» DIRECTIONS FOR THIS TASK
Determine which lines of the records include the word "Write", and copy them.

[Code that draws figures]
-*-
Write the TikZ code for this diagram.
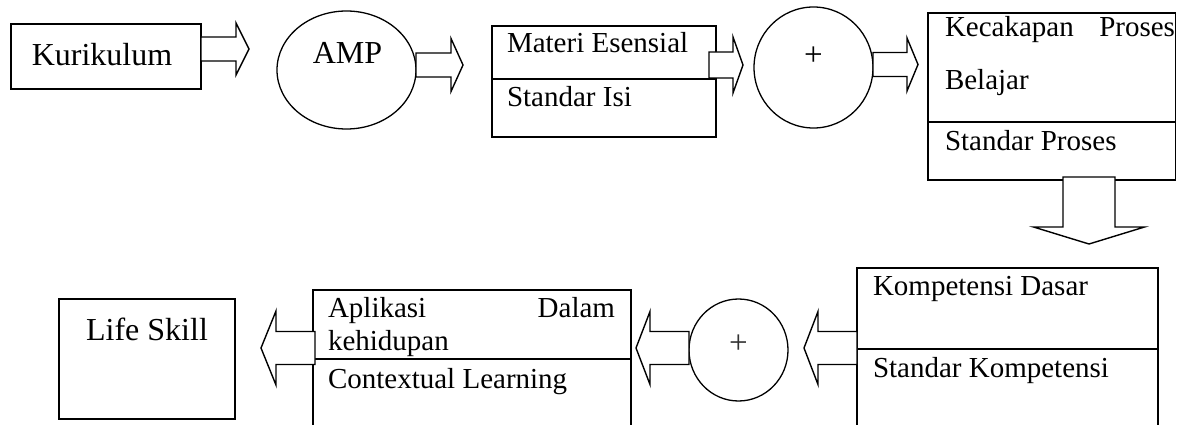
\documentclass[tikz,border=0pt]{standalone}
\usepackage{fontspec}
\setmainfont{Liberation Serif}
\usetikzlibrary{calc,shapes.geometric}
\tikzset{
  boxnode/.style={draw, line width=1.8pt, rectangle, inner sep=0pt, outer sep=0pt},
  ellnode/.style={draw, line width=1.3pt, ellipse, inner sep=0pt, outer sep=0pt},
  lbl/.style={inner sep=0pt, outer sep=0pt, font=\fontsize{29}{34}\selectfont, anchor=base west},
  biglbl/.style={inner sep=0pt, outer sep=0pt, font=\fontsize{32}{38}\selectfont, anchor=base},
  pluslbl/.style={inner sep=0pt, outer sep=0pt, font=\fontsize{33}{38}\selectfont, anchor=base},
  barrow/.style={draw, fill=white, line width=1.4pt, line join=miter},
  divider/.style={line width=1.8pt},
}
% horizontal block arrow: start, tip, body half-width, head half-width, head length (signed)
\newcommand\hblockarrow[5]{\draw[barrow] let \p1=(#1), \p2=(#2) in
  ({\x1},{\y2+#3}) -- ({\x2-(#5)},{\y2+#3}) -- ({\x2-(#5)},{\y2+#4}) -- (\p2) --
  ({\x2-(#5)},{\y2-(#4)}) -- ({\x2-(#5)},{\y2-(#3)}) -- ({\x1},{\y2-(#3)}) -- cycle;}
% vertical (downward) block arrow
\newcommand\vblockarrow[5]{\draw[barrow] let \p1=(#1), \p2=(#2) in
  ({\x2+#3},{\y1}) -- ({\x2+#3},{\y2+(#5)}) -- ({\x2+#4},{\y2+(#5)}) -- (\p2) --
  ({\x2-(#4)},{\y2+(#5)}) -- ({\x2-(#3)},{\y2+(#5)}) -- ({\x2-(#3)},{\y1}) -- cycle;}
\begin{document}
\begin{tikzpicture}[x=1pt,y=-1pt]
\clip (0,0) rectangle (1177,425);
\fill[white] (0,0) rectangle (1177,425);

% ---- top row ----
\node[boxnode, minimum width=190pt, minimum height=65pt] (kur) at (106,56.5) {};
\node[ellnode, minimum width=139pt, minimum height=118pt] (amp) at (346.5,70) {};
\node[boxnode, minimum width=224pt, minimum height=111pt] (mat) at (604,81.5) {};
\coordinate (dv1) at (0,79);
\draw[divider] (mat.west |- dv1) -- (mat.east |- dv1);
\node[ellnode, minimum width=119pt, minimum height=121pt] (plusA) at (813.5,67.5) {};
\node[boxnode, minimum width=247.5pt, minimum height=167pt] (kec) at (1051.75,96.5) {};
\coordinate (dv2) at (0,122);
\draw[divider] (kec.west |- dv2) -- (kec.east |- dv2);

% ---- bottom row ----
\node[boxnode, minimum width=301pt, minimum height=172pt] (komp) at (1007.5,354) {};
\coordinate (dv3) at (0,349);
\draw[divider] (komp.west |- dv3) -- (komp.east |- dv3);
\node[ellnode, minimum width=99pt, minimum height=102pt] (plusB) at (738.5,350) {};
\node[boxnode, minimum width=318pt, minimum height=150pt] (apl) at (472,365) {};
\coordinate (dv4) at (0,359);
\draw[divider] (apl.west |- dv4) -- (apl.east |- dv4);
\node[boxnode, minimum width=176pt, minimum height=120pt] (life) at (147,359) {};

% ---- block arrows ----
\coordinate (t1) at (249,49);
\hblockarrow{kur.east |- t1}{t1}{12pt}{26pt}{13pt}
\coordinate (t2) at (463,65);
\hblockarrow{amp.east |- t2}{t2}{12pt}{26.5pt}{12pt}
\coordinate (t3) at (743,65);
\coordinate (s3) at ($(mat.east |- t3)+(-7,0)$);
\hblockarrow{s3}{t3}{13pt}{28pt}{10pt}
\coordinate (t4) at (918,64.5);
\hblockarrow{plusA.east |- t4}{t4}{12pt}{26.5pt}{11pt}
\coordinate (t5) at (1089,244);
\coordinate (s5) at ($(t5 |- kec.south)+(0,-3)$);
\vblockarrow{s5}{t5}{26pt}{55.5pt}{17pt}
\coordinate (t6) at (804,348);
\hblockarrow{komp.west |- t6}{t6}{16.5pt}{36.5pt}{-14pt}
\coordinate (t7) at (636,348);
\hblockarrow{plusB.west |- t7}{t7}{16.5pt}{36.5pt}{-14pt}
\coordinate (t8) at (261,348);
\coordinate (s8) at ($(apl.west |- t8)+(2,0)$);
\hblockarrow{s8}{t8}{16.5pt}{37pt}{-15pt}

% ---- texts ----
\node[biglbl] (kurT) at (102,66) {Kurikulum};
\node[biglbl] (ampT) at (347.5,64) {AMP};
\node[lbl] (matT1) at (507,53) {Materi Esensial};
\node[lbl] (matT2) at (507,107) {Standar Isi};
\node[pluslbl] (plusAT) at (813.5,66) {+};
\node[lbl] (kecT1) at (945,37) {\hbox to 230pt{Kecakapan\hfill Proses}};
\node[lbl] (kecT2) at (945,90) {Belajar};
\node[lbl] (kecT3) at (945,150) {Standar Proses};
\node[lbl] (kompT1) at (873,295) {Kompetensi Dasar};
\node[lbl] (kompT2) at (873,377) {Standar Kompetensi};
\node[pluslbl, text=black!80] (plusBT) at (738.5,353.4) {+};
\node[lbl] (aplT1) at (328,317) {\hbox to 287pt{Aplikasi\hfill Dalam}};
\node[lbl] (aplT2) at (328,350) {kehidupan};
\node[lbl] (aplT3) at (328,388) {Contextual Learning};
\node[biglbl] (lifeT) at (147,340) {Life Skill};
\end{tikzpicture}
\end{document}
-*-
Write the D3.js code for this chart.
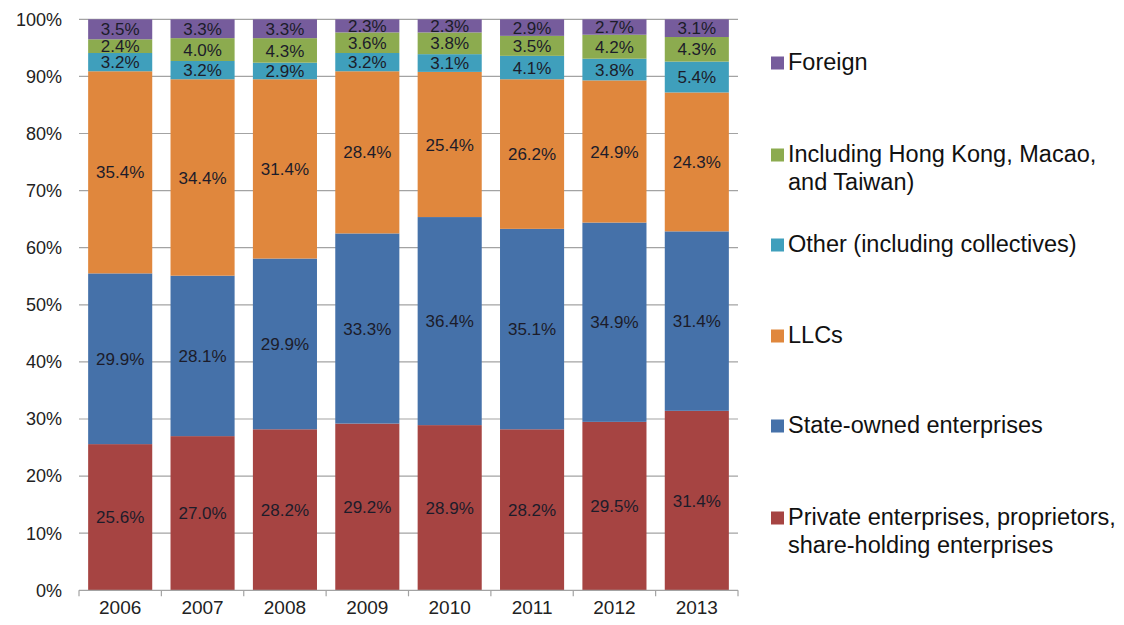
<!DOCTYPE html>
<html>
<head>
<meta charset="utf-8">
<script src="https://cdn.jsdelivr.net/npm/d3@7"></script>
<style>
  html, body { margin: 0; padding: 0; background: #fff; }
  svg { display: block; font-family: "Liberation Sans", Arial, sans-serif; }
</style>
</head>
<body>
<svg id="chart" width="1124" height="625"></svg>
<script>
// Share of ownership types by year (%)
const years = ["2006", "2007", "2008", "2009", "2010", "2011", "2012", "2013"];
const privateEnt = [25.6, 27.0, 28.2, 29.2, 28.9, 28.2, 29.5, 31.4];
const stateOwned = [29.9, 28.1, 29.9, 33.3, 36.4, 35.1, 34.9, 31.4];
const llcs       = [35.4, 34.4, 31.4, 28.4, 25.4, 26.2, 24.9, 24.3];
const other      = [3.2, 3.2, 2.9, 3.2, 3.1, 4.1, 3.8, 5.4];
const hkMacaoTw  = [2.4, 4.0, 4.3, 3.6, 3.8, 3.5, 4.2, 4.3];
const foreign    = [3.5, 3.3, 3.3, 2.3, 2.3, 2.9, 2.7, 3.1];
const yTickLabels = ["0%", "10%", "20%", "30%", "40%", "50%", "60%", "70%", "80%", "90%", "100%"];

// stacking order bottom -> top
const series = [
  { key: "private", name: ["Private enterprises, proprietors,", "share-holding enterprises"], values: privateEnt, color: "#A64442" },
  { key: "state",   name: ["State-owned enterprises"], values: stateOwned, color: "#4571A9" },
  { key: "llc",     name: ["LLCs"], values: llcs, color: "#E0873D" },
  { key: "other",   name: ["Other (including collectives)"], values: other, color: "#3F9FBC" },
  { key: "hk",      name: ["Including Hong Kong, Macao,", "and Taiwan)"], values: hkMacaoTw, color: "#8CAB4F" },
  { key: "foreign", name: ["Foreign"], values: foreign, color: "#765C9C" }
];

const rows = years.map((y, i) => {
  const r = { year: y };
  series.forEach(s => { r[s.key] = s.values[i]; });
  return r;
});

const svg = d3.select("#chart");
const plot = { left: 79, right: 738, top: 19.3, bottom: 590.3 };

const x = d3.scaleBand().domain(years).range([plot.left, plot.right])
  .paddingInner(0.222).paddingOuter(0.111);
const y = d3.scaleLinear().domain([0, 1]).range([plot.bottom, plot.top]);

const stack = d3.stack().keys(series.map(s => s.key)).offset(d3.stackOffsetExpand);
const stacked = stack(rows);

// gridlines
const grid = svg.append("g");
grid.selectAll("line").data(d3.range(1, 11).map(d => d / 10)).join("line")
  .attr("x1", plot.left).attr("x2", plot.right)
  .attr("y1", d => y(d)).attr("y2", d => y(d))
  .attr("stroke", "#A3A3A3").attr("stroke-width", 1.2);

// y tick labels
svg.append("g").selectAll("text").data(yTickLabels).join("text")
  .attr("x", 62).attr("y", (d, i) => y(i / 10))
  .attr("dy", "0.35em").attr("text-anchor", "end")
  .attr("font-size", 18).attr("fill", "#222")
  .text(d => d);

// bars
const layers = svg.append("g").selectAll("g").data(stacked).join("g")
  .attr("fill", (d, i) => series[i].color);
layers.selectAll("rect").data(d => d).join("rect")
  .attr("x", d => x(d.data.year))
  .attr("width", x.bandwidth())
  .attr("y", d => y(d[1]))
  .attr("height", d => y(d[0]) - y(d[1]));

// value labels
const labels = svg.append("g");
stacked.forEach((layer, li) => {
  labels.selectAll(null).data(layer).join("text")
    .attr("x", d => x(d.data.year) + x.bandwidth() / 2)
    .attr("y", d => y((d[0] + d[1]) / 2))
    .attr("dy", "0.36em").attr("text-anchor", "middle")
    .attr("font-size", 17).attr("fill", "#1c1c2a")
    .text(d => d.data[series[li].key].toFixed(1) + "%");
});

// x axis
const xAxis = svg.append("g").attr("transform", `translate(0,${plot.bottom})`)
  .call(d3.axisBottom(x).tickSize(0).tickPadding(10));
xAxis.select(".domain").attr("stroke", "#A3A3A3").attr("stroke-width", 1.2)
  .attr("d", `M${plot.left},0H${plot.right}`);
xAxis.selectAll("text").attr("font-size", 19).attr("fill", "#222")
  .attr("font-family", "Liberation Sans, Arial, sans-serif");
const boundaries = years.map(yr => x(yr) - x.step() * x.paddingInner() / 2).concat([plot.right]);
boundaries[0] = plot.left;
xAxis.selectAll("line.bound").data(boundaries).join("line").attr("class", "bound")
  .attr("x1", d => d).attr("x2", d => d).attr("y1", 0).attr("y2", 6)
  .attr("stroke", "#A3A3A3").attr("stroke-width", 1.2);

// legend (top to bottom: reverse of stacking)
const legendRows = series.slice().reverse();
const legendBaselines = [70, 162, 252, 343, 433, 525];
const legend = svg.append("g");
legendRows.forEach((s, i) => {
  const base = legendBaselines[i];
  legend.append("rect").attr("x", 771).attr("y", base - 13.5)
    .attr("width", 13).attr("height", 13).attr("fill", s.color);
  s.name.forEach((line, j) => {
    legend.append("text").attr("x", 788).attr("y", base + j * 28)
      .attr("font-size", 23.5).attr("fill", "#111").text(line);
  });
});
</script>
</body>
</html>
-*-
» IN RESPONSE
Write the TikZ code for this diagram.
Write the D3.js code for this chart.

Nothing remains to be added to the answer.